Is a misdemeanor better than a felony?
In the United States, the majority of criminal systems for states have different categories for crimes committed, based on the seriousness. There are three major categories, infractions, felony, and misdemeanors, each having different classes or levels. For this piece, we’re going to discuss the differences between felonies vs misdemeanors, and answer questions like which is more serious, felony and misdemeanor charges, and more.
Any arrest is severe, some more than others. Still, between felony and misdemeanors, a felony is the most severe crime and is punished with fines, lengthy incarceration sentencing, and possible loss of freedoms. A misdemeanor will usually be sentenced to smaller fines, shorter incarceration, and temporary loss of freedom and privileges.
How is a felony different from a misdemeanor?
A misdemeanor is a crime that is sorted into classes. The following is maximum imprisonment and punishment for the offense.
- Class A misdemeanor – six to twelve months
- Class B misdemeanor – thirty days to six months
- Class C misdemeanor – five days to thirty days
The jail time is usually in the local county jail, and there is some flexibility with the prosecutors as to the level of punishment to sentenced.

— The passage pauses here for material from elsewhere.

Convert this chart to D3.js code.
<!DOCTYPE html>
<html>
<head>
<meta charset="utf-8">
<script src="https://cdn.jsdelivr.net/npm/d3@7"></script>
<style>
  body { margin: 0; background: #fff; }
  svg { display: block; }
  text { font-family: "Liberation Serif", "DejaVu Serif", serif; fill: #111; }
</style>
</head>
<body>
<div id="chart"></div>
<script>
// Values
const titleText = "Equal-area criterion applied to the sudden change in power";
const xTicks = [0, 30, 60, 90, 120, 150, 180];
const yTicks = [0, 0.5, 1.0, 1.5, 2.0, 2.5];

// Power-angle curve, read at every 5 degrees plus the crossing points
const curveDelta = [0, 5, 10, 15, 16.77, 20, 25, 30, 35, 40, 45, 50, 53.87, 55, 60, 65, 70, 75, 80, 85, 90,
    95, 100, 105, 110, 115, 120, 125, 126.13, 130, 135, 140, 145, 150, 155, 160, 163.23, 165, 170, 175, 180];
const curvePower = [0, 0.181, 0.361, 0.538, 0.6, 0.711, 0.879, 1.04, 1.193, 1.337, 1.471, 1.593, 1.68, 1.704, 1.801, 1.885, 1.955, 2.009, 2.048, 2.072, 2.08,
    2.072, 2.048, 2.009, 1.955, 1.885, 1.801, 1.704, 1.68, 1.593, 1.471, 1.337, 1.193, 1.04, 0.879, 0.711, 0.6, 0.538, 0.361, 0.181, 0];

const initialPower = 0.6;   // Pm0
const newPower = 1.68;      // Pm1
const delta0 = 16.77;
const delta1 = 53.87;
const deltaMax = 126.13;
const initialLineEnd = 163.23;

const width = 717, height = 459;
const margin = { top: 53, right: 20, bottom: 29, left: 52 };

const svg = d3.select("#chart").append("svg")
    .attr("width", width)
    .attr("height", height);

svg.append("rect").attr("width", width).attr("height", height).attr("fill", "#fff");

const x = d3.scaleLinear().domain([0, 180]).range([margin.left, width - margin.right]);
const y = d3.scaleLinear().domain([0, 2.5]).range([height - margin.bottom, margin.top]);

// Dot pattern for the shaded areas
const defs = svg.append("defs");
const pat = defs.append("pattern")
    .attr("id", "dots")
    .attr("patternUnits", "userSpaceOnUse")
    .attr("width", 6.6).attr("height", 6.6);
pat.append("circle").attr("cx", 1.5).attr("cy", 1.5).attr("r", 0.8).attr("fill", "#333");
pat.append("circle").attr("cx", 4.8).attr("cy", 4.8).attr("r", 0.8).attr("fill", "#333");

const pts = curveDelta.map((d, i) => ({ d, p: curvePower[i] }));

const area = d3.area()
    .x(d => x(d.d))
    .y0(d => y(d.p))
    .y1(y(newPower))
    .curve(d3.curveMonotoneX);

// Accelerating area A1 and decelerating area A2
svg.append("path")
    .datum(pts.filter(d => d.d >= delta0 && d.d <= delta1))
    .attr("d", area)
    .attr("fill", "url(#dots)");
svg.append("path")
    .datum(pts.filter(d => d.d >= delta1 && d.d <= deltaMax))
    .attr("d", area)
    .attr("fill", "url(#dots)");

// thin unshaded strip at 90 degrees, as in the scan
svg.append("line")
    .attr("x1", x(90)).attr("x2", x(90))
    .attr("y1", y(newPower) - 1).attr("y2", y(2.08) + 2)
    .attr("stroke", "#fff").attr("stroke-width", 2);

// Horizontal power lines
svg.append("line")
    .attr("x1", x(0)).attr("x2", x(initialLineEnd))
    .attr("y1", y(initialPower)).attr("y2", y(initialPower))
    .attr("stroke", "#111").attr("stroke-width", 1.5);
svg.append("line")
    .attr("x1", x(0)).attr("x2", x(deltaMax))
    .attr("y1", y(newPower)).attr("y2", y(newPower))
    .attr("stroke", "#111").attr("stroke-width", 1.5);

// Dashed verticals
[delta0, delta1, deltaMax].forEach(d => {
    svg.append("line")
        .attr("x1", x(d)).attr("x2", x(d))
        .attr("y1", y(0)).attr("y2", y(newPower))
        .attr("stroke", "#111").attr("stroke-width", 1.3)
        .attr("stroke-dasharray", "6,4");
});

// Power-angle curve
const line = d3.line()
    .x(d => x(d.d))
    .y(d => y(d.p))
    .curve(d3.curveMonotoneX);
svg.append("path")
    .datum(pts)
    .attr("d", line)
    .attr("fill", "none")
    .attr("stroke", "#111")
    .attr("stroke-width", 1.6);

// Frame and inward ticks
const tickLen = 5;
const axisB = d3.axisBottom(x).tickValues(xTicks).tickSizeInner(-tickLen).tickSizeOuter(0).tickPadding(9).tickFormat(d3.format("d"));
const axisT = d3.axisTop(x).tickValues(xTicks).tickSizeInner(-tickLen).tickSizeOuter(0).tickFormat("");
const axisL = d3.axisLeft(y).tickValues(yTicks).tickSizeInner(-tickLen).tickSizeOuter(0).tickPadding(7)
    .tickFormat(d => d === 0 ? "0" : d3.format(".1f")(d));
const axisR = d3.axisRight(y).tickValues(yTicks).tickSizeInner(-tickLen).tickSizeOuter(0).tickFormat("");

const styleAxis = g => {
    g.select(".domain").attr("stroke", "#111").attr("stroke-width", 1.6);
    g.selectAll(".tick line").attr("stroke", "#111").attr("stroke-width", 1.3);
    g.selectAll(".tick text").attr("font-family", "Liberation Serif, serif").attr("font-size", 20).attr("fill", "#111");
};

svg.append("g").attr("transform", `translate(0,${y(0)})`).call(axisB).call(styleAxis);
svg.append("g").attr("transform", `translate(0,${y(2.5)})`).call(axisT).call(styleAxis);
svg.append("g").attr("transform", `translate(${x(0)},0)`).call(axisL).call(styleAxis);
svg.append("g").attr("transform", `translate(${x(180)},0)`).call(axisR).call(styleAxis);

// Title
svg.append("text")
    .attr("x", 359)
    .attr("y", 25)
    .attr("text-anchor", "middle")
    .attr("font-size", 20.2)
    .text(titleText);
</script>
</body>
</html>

A felony is different throughout the United States and is a crime defined by the federal government to be sentenced to no less than twelve months. Some states are lighter with their definition, while other states do not define what classifies as a felony.
Any sentence of twelve months or more of prison time is regarded as a felony. There are different classifications of felonies with the following sentencing guidelines of prison time:
- Class A felony – life in prison or the death penalty;
- Class B felony – minimum twenty-five years;
- Class C felony – ten to twenty-five years;
- Class D felony – five to ten years;
- Class E felony – one to five years.
A defendant’s rights are protected with careful and strict observation of the criminal procedure due to the severity of felony sentencing, so they are protected. Felony crimes include arson, burglary, kidnapping, murder, or rape. There is a range in how felonies so that the punishment matches the crime.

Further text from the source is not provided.